Il est de bon ton, dans le milieu des médias, de commencer l’année en rendant hommage à une personnalité qui a marqué les 12 mois précédents. L’Actualité, par exemple, a nommé Mario Dumont personnalité de l’année 2002. Les membres de la Presse Canadienne ont choisi Jean Chrétien. Et le journal Les Affaires a opté pour Jean Coutu.
Ne voulant pas être en reste, je désire, moi aussi, participer à cette tradition en saluant une femme qui, plus que tout autre citoyen canadien, a réussi à capter l’essence de l’année 2002: Micheline Charest.
À mon humble avis, la cofondatrice de CINAR, le géant de l’animation au Canada, est LA personnalité de l’année 2002. Non seulement a-t-elle réussi à faire parler d’elle en voulant museler un réseau de télé et en s’associant à un bâtisseur d’empire (Gilbert Rozon), mais son mépris des lois et sa cupidité légendaire ont inspiré plusieurs amis du gouvernement Chrétien. On pourrait dire que Micheline Charest est au manque d’éthique ce que Paul Martin est à l’évasion fiscale. Par sa résistance à toute épreuve et sa capacité à survivre aux scandales, Micheline Charest a prouvé qu’elle méritait amplement le titre de personnalité canadienne de l’année 2002.
En plus de son talent d’administratrice, madame Charest possède plusieurs qualités qui méritent d’être soulignées. Parmi celles-ci, mentionnons:
Son sens aigu de la famille
Il y a trois ans, une enquête menée par la GRC nous apprenait que CINAR faisait signer des contrats de prête-noms à de faux auteurs canadiens afin de bénéficier de généreuses subventions. Parmi les faux noms utilisés par l’entreprise, il y avait celui d’Érica Alexandre. Or, quels sont les noms des enfants de Micheline Charest? Érica et Alexandre! N’est-ce pas un merveilleux cadeau à faire à ses enfants que de les associer à une importante fraude? Voici un héritage que les bambins de madame Charest pourront chérir jusqu’à la fin de leurs jours…
Son amour des opprimés
On dit souvent que les millionnaires du Nord se foutent du Sud comme de leur première chemise. C’est faux. Certains n’hésitent pas à mettre une partie de leur fortune au service des pauvres du Tiers-Monde. C’est ainsi que Micheline Charest et son conjoint Ronald Weinberg ont investi 122 millions de dollars US dans une banque des Bahamas, sans avertir le conseil d’administration de CINAR. Quel beau modèle d’altruisme! Madame Charest et monsieur Weinberg avaient tellement peur que leurs partenaires bloquent cette transaction charitable qu’ils ne les ont même pas tenus au courant! Ils ont fait cet important don en secret, loin des caméras. Modestes, va…

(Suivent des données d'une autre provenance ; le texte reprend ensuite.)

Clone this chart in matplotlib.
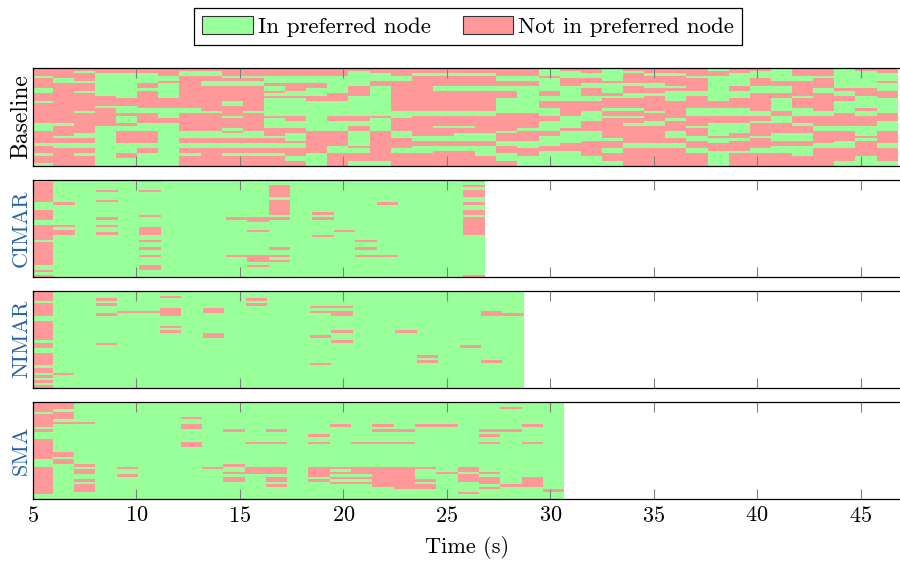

Son sens des responsabilités
Lorsque Micheline Charest s’est fait pincer les culottes baissées dans l’affaire des prête-noms, elle a tout de suite réglé avec le fisc, lui redonnant les millions de dollars qu’elle lui avait dérobés. Résultat: aucune accusation n’a été portée contre elle. C’est pas beau, ça? Ce ne sont pas tous les voleurs qui se conduisent de façon aussi responsable!
Alors, messieurs les bandits, tirez une bonne leçon de cette histoire: la prochaine fois que vous volerez une banque et que vous vous ferez pogner par la police, haussez les épaules et remettez votre argent. Les flics vous relâcheront aussitôt, après vous avoir chaleureusement serré la main.
Son sens de l’amitié
Fidèle en amitié comme en affaires, madame Charest a toujours entretenu de solides liens avec Jean Chrétien, n’hésitant pas à contribuer généreusement à sa caisse électorale lorsque le premier ministre passait le chapeau. Tout ça, pour la simple beauté du geste.
Vous me direz que Micheline Charest a commis ces actes en 1999 et en 2000, et que cela ne la qualifie pas pour être nommée personnalité de l’année 2002. C’est oublier toute l’influence que la cofondatrice de CINAR a eue auprès de ses pairs. Comme les valeureux cow-boys qui ont conquis l’Ouest américain, madame Charest a ouvert la voie et montré à tous les opportunistes du pays qu’il valait mieux être riche et crosseur que pauvre et honnête.
Dire que pendant ce temps, le magazine Time décerne son titre de personnalité de l’année à trois femmes qui ont dénoncé des fraudes… Pourquoi récompenser des critiques amers qui surfent sur les succès des autres, alors qu’on peut couronner les créateurs eux-mêmes?